§ Task prompt
Pictures are not part of the copy. Retype the lines from the first one through the line that contains "const noxMinor = [20, 60, 100, 140, 180];".

§ Data shown
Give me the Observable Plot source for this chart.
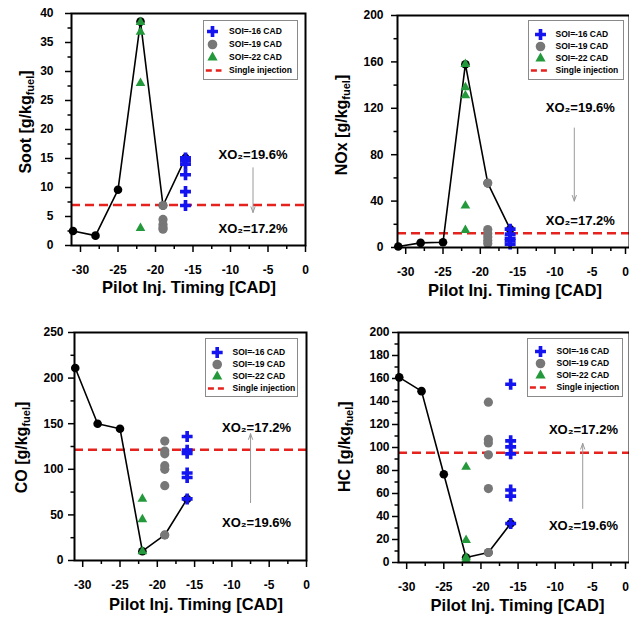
<!DOCTYPE html>
<html><head><meta charset="utf-8">
<script src="https://cdn.jsdelivr.net/npm/d3@7"></script>
<script src="https://cdn.jsdelivr.net/npm/@observablehq/plot@0.6"></script>
<style>
html,body{margin:0;padding:0;background:#fff;overflow:hidden}
#root{position:relative;width:629px;height:617px;overflow:hidden}
.abs{position:absolute}
</style></head><body><div id="root"></div>
<script>
// ---------- data ----------
const timing = [-31, -28, -25, -22, -19, -16];
const legendLabels = ["SOI=-16 CAD", "SOI=-19 CAD", "SOI=-22 CAD", "Single injection"];
const xTitle = "Pilot Inj. Timing [CAD]";
const xMajor = [-30, -25, -20, -15, -10, -5, 0];
const xMinor = [-27.5, -22.5, -17.5, -12.5, -7.5, -2.5];

// Soot
const sootLine = [2.5, 1.7, 9.6, 38.6, 6.9, 15.1];
const soot16 = [15.1, 14.6, 14.0, 12.2, 9.3, 6.9];
const soot19 = [6.9, 4.5, 3.6, 3.1, 2.8];
const soot22 = [38.5, 36.8, 28.0, 3.0];
const sootSingle = 7.0;
const sootTicks = [0, 5, 10, 15, 20, 25, 30, 35, 40];
const sootMinor = [2.5, 7.5, 12.5, 17.5, 22.5, 27.5, 32.5, 37.5];

// NOx
const noxLine = [0.8, 4.0, 4.5, 158, 55.5, 15.8];
const nox16 = [15.8, 11.5, 8.0, 5.8, 2.9];
const nox19 = [55.5, 15.5, 12.0, 9.0, 6.0, 3.5];
const nox22 = [158, 138, 131, 36, 15];
const noxSingle = 12.3;
const noxTicks = [0, 40, 80, 120, 160, 200];
const noxMinor = [20, 60, 100, 140, 180];

// CO
const coLine = [211, 150, 144.5, 10.2, 28, 67.5];
const co16 = [136, 121, 117.5, 96, 91, 67.5];
const co19 = [131, 120, 117, 104, 100, 82, 28];
const co22 = [67.5, 45, 10];
const coSingle = 121.5;
const coTicks = [0, 50, 100, 150, 200, 250];
const coMinor = [25, 75, 125, 175, 225];

// HC
const hcLine = [161, 149, 76.8, 4.3, 8.7, 33.9];
const hc16 = [155, 105.8, 100.6, 94.5, 63, 57.7, 33.9];
const hc19 = [139.4, 107, 104, 93.6, 64.3, 8.7];
const hc22 = [83, 19.4, 4.3, 2.5];
const hcSingle = 95.4;
const hcTicks = [0, 20, 40, 60, 80, 100, 120, 140, 160, 180, 200];
const hcMinor = [10, 30, 50, 70, 90, 110, 130, 150, 170, 190];

// annotations (data coordinates)
const sootNotes = [{x: -7, y: 15.7, t: "XO₂=19.6%"}, {x: -7, y: 2.8, t: "XO₂=17.2%"}];
const sootArrow = {x: -7, y1: 13.4, y2: 5.7};
const noxNotes = [{x: -6.6, y: 120.6, t: "XO₂=19.6%"}, {x: -6.6, y: 23, t: "XO₂=17.2%"}];
const noxArrow = {x: -7.4, y1: 103, y2: 40};
const coNotes = [{x: -6.7, y: 145, t: "XO₂=17.2%"}, {x: -6.7, y: 41.6, t: "XO₂=19.6%"}];
const coArrow = {x: -7.5, y1: 63.5, y2: 139};
const hcNotes = [{x: -6.2, y: 115.6, t: "XO₂=17.2%"}, {x: -6.2, y: 32, t: "XO₂=19.6%"}];
const hcArrow = {x: -6.3, y1: 47, y2: 103.5};

// ---------- styling & layout ----------
const FONT = '"Liberation Sans", Arial, Helvetica, sans-serif';
const BLUE = "#1414f0", GRAY = "#777777", GREEN = "#23993b", RED = "#e5221d";

const panels = [
  {name: "Soot", line: sootLine, s16: soot16, s19: soot19, s22: soot22, single: sootSingle,
   yMax: 40, ticks: sootTicks, minor: sootMinor, notes: sootNotes, arrow: sootArrow,
   L: {left: 0, top: 0, w: 315, h: 300, ml: 71, mr: 10, mt: 13, mb: 55, xd: [-31.2, 0], ypad: 12, edge: false,
       ylab: [25, 122], xlab: [189, 287],
       lg: {left: 203, top: 20, w: 94, h: 59, r0: 10, r1: 51.5, sx: 9, tx: 25.6, lx1: 2.3, lx2: 18}}},
  {name: "NOx", line: noxLine, s16: nox16, s19: nox19, s22: nox22, single: noxSingle,
   yMax: 200, ticks: noxTicks, minor: noxMinor, notes: noxNotes, arrow: noxArrow,
   L: {left: 320, top: 0, w: 309, h: 300, ml: 77, mr: 0, mt: 15, mb: 53, xd: [-31.1, 0], ypad: 8, edge: true,
       ylab: [21.7, 125], xlab: [195, 290],
       lg: {left: 528, top: 20, w: 95, h: 59, r0: 12.7, r1: 51, sx: 12, tx: 27, lx1: 2.4, lx2: 18.4}}},
  {name: "CO", line: coLine, s16: co16, s19: co19, s22: co22, single: coSingle,
   yMax: 250, ticks: coTicks, minor: coMinor, notes: coNotes, arrow: coArrow,
   L: {left: 0, top: 300, w: 315, h: 317, ml: 74, mr: 9, mt: 32, mb: 57, xd: [-31.1, 0], ypad: 5, edge: false,
       ylab: [21, 147.5], xlab: [196, 304],
       lg: {left: 205, top: 338, w: 92, h: 58, r0: 12.3, r1: 51, sx: 11.7, tx: 27, lx1: 2.4, lx2: 18.4}}},
  {name: "HC", line: hcLine, s16: hc16, s19: hc19, s22: hc22, single: hcSingle,
   yMax: 200, ticks: hcTicks, minor: hcMinor, notes: hcNotes, arrow: hcArrow,
   L: {left: 320, top: 300, w: 309, h: 317, ml: 78, mr: 0, mt: 32, mb: 55, xd: [-31.1, 0], ypad: 3, edge: true,
       ylab: [24, 146.7], xlab: [197.5, 305],
       lg: {left: 527, top: 338, w: 95, h: 58, r0: 12, r1: 50.7, sx: 13, tx: 29, lx1: 2.4, lx2: 18.4}}}
];

const root = document.getElementById("root");

function rows(x, vals) { return vals.map(v => ({t: x, v})); }

function makePanel(p) {
  const L = p.L;
  const lineRows = timing.map((t, i) => ({t, v: p.line[i]}));
  const inner = L.edge ? xMajor.filter(d => d !== 0) : xMajor;
  const xAxes = [
    Plot.axisX({ticks: inner, tickSize: 7, tickPadding: 13, tickFormat: d => String(d), strokeWidth: 1.5, label: null})
  ];
  if (L.edge) {
    // last label sits on the page edge: keep it readable inside the page
    xAxes.push(Plot.axisX({ticks: [0], tickSize: 7, tickPadding: 13, tickFormat: d => String(d), strokeWidth: 1.5, label: null, dx: -4}));
  }
  const plot = Plot.plot({
    width: L.w, height: L.h,
    marginLeft: L.ml, marginRight: L.mr, marginTop: L.mt, marginBottom: L.mb,
    x: {domain: L.xd, label: null},
    y: {domain: [0, p.yMax], label: null},
    style: {fontFamily: FONT, fontSize: "12px", fontWeight: "bold", color: "black", background: "transparent", overflow: "visible"},
    marks: [
      Plot.ruleY([p.single], {stroke: RED, strokeWidth: 2.5, strokeDasharray: "9,5"}),
      Plot.arrow([p.arrow], {x1: "x", x2: "x", y1: "y1", y2: "y2", stroke: "#9a9a9a", strokeWidth: 1, headLength: 9, headAngle: 40}),
      Plot.text(p.notes, {x: "x", y: "y", text: "t", fontSize: 13, fontWeight: "bold", fill: "black"}),
      Plot.line(lineRows, {x: "t", y: "v", stroke: "black", strokeWidth: 1.6}),
      Plot.dot(lineRows, {x: "t", y: "v", r: 4.3, fill: "black"}),
      Plot.dot(rows(-19, p.s19), {x: "t", y: "v", r: 4.6, fill: GRAY}),
      Plot.dot(rows(-22, p.s22), {x: "t", y: "v", r: 3.6, symbol: "triangle", fill: GREEN}),
      Plot.dot(rows(-16, p.s16), {x: "t", y: "v", r: 4.6, symbol: "cross", fill: BLUE}),
      ...xAxes,
      Plot.axisX({ticks: xMinor, tickSize: 4, tickFormat: () => "", strokeWidth: 1.5, label: null}),
      Plot.axisY({ticks: p.ticks, tickSize: 6, tickPadding: L.ypad, tickFormat: d => String(d), strokeWidth: 1.5, label: null}),
      Plot.axisY({ticks: p.minor, tickSize: 3.5, tickFormat: () => "", strokeWidth: 1.5, label: null}),
      Plot.frame({stroke: "black", strokeWidth: 2})
    ]
  });
  const svg = d3.select(plot);
  // y title with subscript
  const yt = svg.append("text")
    .attr("transform", `translate(${L.ylab[0]},${L.ylab[1]}) rotate(-90)`)
    .attr("text-anchor", "middle").attr("dy", "0.35em")
    .attr("font-size", 16).attr("font-weight", "bold").attr("font-family", FONT).attr("fill", "black");
  yt.append("tspan").text(p.name + " [g/kg");
  yt.append("tspan").attr("font-size", 11).attr("dy", 3).text("fuel");
  yt.append("tspan").attr("dy", -3).text("]");
  svg.append("text")
    .attr("x", L.xlab[0]).attr("y", L.xlab[1]).attr("dy", "0.35em")
    .attr("text-anchor", "middle").attr("font-size", 16.5).attr("font-weight", "bold")
    .attr("font-family", FONT).attr("fill", "black").text(xTitle);
  plot.classList.add("abs");
  plot.style.left = L.left + "px";
  plot.style.top = L.top + "px";
  root.appendChild(plot);

  const g = L.lg;
  const leg = Plot.plot({
    width: g.w, height: g.h, margin: 0,
    x: {domain: [0, g.w], range: [0, g.w], axis: null},
    y: {type: "point", domain: legendLabels, range: [g.r0, g.r1], padding: 0, axis: null},
    style: {fontFamily: FONT, fontSize: "8.5px", fontWeight: "bold", background: "white", color: "black", overflow: "visible"},
    marks: [
      Plot.frame({stroke: "#8a8a8a", strokeWidth: 1}),
      Plot.dot([legendLabels[0]], {x: g.sx, y: d => d, r: 4.6, symbol: "cross", fill: BLUE}),
      Plot.dot([legendLabels[1]], {x: g.sx, y: d => d, r: 4.8, fill: GRAY}),
      Plot.dot([legendLabels[2]], {x: g.sx, y: d => d, r: 3.8, symbol: "triangle", fill: GREEN}),
      Plot.link([legendLabels[3]], {x1: g.lx1, x2: g.lx2, y1: d => d, y2: d => d, stroke: RED, strokeWidth: 2.5, strokeDasharray: "6,4"}),
      Plot.text(legendLabels, {x: g.tx, y: d => d, text: d => d, textAnchor: "start", fill: "black"})
    ]
  });
  leg.classList.add("abs");
  leg.style.left = g.left + "px";
  leg.style.top = g.top + "px";
  root.appendChild(leg);
}

panels.forEach(makePanel);
</script>
</body></html>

§ Response to the task
Give me the Observable Plot source for this chart.
<!DOCTYPE html>
<html><head><meta charset="utf-8">
<script src="https://cdn.jsdelivr.net/npm/d3@7"></script>
<script src="https://cdn.jsdelivr.net/npm/@observablehq/plot@0.6"></script>
<style>
html,body{margin:0;padding:0;background:#fff;overflow:hidden}
#root{position:relative;width:629px;height:617px;overflow:hidden}
.abs{position:absolute}
</style></head><body><div id="root"></div>
<script>
// ---------- data ----------
const timing = [-31, -28, -25, -22, -19, -16];
const legendLabels = ["SOI=-16 CAD", "SOI=-19 CAD", "SOI=-22 CAD", "Single injection"];
const xTitle = "Pilot Inj. Timing [CAD]";
const xMajor = [-30, -25, -20, -15, -10, -5, 0];
const xMinor = [-27.5, -22.5, -17.5, -12.5, -7.5, -2.5];

// Soot
const sootLine = [2.5, 1.7, 9.6, 38.6, 6.9, 15.1];
const soot16 = [15.1, 14.6, 14.0, 12.2, 9.3, 6.9];
const soot19 = [6.9, 4.5, 3.6, 3.1, 2.8];
const soot22 = [38.5, 36.8, 28.0, 3.0];
const sootSingle = 7.0;
const sootTicks = [0, 5, 10, 15, 20, 25, 30, 35, 40];
const sootMinor = [2.5, 7.5, 12.5, 17.5, 22.5, 27.5, 32.5, 37.5];

// NOx
const noxLine = [0.8, 4.0, 4.5, 158, 55.5, 15.8];
const nox16 = [15.8, 11.5, 8.0, 5.8, 2.9];
const nox19 = [55.5, 15.5, 12.0, 9.0, 6.0, 3.5];
const nox22 = [158, 138, 131, 36, 15];
const noxSingle = 12.3;
const noxTicks = [0, 40, 80, 120, 160, 200];
const noxMinor = [20, 60, 100, 140, 180];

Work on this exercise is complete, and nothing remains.